Бердяев, человек близкий к символистам, в поисках неба отказывался от земли – здешняя жизнь тяготила его, не удовлетворяла его изощренных чувств. Наследники идей безрелигиозного гуманизма, они, в сущности, каждый по-своему, уходили от христианства – в шопенгауэровский буддизм, в языческие мистерии, в разные виды антропософии и теософии. Даже Соловьев с его учением о Софии, если вдуматься, искал объединения религии природы с религией духа. Конец девятнадцатого века и в особенности начало двадцатого знаменуются отходом от христианства и онтологическими спекуляциями, исходной точкой которых является гипертрофированная вера в человека как в существо, одаренное высшим разумом и способное самостоятельно проникнуть в тайну тайн.

А собственно, какую тайну тайн может открыть человек, если к себе самому, к человеку, к его истории и обществу он не может подыскать даже ключей, а только с трудом подбирает жалкие, действующие на один раз отмычки? А отсюда неожиданности, которые нам подносят человек и история. Разве все мы не поражены тем, что мы увидели в первой половине двадцатого века?

Миропонимание символистов неизбежно вело к своеволию и к чувству безответственности. Человек, который пришел в мир, чтобы видеть солнце или «творить культуру», как полагал В. Иванов, может только давать рекомендации, как получше заняться этими делами, и писать законы, исходя из собственных целей и желаний. Символизм в его теории – это расцвет своеволия, буйство безответственного человека, культ воли и беспредельное развитие индивидуализма.

Символисты, вероятно, не вполне сознавали, почему им сравнительно легко удалось договориться с лагерем победителей. Основы их учения во многом совпадали с теориями тех, кто дал толчок к развитию воли к власти. Прямые потомки символистов – футуристы – попросту слились с победителями. Я заметила также, что люди чисто буржуазной психологии легче находили точки соприкосновения с нашими хозяевами, чем те, кто не отказался от ценностных понятий христианства. Пример тому – Брик и наши технократы.

Расплачиваться за всё пришлось так называемым акмеистам, но объяснение этому надо искать не в манифестах Городецкого и Гумилева, а в отвергнутом ими манифесте Мандельштама, позиции которого разделяла и Ахматова.

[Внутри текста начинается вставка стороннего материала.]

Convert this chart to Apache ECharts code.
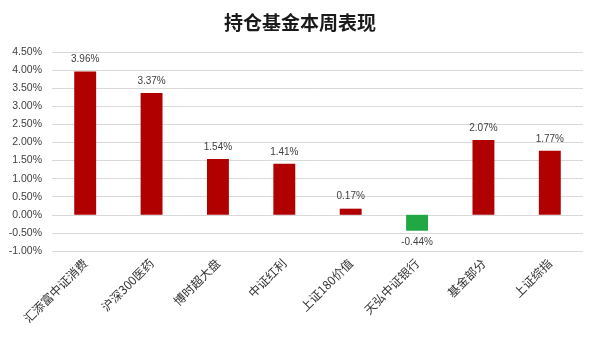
<!DOCTYPE html>
<html><head><meta charset="utf-8">
<script src="https://cdn.jsdelivr.net/npm/echarts@6/dist/echarts.min.js"></script>
<style>html,body{margin:0;padding:0;background:#fff}#c{width:600px;height:338px}</style>
</head><body><div id="c"></div>
<script>
const categories = ['汇添富中证消费','沪深300医药','博时超大盘','中证红利','上证180价值','天弘中证银行','基金部分','上证综指'];
const values = [3.96, 3.37, 1.54, 1.41, 0.17, -0.44, 2.07, 1.77];
const titleText = '持仓基金本周表现';

const chart = echarts.init(document.getElementById('c'));
chart.setOption({
  animation: false,
  backgroundColor: '#fff',
  title: {text: titleText, left: 'center', top: 8,
    textStyle: {fontFamily: 'Noto Sans CJK SC', fontWeight: 'bold', fontSize: 19, color: '#1a1a1a'}},
  grid: {left: 52, right: 17, top: 52, bottom: 87, containLabel: false},
  xAxis: {type: 'category', data: categories,
    axisLine: {show: false, onZero: false}, axisTick: {show: false},
    axisLabel: {rotate: 45, interval: 0, margin: 10, fontSize: 12, color: '#333',
      fontFamily: 'Noto Sans CJK SC'}},
  yAxis: {type: 'value', min: -1, max: 4.5, interval: 0.5,
    axisLine: {show: false}, axisTick: {show: false},
    splitLine: {lineStyle: {color: '#d9d9d9', width: 1}},
    axisLabel: {formatter: v => v.toFixed(2) + '%', fontSize: 10.5, color: '#404040', margin: 10,
      fontFamily: 'Liberation Sans'}},
  series: [{type: 'bar', barWidth: '33%',
    data: values.map(v => ({value: v, itemStyle: {color: v >= 0 ? '#B00000' : '#1FA843'},
      label: {position: v >= 0 ? 'top' : 'bottom'}})),
    label: {show: true, formatter: p => p.value.toFixed(2) + '%', fontSize: 10, color: '#404040',
      distance: 7, fontFamily: 'Liberation Sans'}}]
});
</script></body></html>
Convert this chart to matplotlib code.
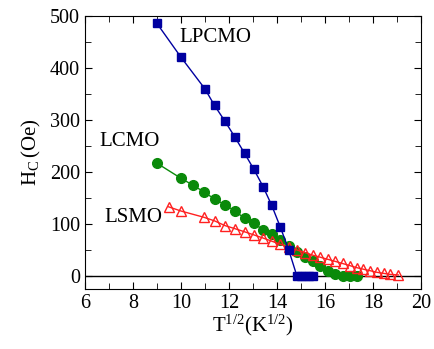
import numpy as np
import matplotlib
matplotlib.use('Agg')
import matplotlib.pyplot as plt
from matplotlib.ticker import MultipleLocator

# data: x = sqrt(T)
lpcmo_x = [9.0, 10.0, 11.0, 11.40, 11.83, 12.25, 12.65, 13.04, 13.42, 13.78, 14.14, 14.49,
           14.83, 15.0, 15.17, 15.33, 15.49]
lpcmo_y = [486, 421, 360, 328, 298, 267, 236, 205, 172, 136, 94, 50,
           0, 0, 0, 0, 0]

lcmo_x = [9.0, 10.0, 10.49, 10.95, 11.40, 11.83, 12.25, 12.65, 13.04, 13.42, 13.78, 14.14,
          14.49, 14.83, 15.17, 15.49, 15.81, 16.12, 16.43, 16.73, 17.03, 17.32]
lcmo_y = [217, 188, 175, 162, 148, 137, 125, 111, 101, 89, 80, 70,
          58, 47, 37, 29, 19, 10, 3, 0, 0, 0]

lsmo_x = [9.49, 10.0, 10.95, 11.40, 11.83, 12.25, 12.65, 13.04, 13.42, 13.78, 14.14, 14.49,
          14.83, 15.17, 15.49, 15.81, 16.12, 16.43, 16.73, 17.03, 17.32, 17.6, 17.89, 18.17,
          18.44, 18.71, 19.05]
lsmo_y = [133, 125, 113, 106, 97, 91, 85, 79, 73, 67, 61, 55,
          50, 45, 40, 36, 32, 28, 24, 20, 16, 13, 10, 7,
          5, 3, 2]

plt.rcParams['font.family'] = 'Liberation Serif'
plt.rcParams['mathtext.fontset'] = 'custom'
plt.rcParams['mathtext.rm'] = 'Liberation Serif'
plt.rcParams['mathtext.it'] = 'Liberation Serif'

fig = plt.figure(figsize=(4.35, 3.49), dpi=100)
ax = fig.add_axes([0.195, 0.172, 0.773, 0.782])

ax.axhline(0, color='black', linewidth=1.0, zorder=1)

ax.plot(lpcmo_x, lpcmo_y, '-s', color='#0000a0', linewidth=1.0, markersize=6, zorder=3)
ax.plot(lcmo_x, lcmo_y, '-o', color='#0a8a0a', linewidth=1.0, markersize=7, zorder=2)
ax.plot(lsmo_x, lsmo_y, '-^', color='#ff2020', linewidth=1.0, markersize=7,
        markerfacecolor='none', markeredgewidth=1.0, zorder=2)

ax.text(9.95, 458, 'LPCMO', fontsize=15, va='center')
ax.text(6.6, 258, 'LCMO', fontsize=15, va='center')
ax.text(6.83, 112, 'LSMO', fontsize=15, va='center')

ax.set_xlim(6, 20)
ax.set_ylim(-25, 500)
ax.xaxis.set_major_locator(MultipleLocator(2))
ax.xaxis.set_minor_locator(MultipleLocator(1))
ax.yaxis.set_major_locator(MultipleLocator(100))
ax.yaxis.set_minor_locator(MultipleLocator(50))
ax.tick_params(which='both', direction='in', top=True, right=True, labelsize=14.5)
ax.tick_params(which='major', length=5)
ax.tick_params(which='minor', length=4)

ax.set_xlabel(r'T$^{1/2}$(K$^{1/2}$)', fontsize=15, labelpad=0)
ax.set_ylabel(r'H$_\mathregular{C}$$\,$(Oe)', fontsize=15, labelpad=5)

fig.savefig('out.png', dpi=100)
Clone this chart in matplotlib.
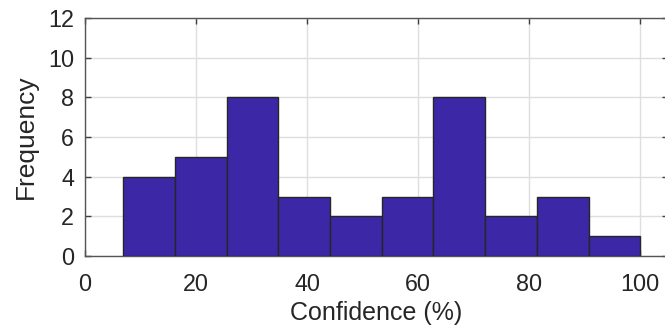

О.М. заметил, что символисты были «плохими домоседами», то есть недооценивали земную жизнь, не сознавали своего долга на этой земле. Для акмеистов наша жизнь не только данность, но и данное, и отсюда – уважение, даже пиетет, как говорит О.М., к трем измерениям и ко времени, в котором каждому надо выполнить свой долг. О.М. объясняет здесь свою тягу к архитектуре как к наиболее вещественному виду создания ценностей искусства. Если жизнь дана для того, чтобы мы выполнили в ней свой долг, приходится отказаться от своеволия старших поколений и смиренно принять данное. При таком мироощущении художник уже не ощущает себя избранником, которому всё можно, – он один из толпы, один из всех, не лучше и не хуже других, и для него обязательны все исторически добытые ценности. В частности, это относится и к принципиальному отрицанию системы новоизобретенных символов. Символика уже дана в языке, общем для общества, дана в сознании, общем для всех людей.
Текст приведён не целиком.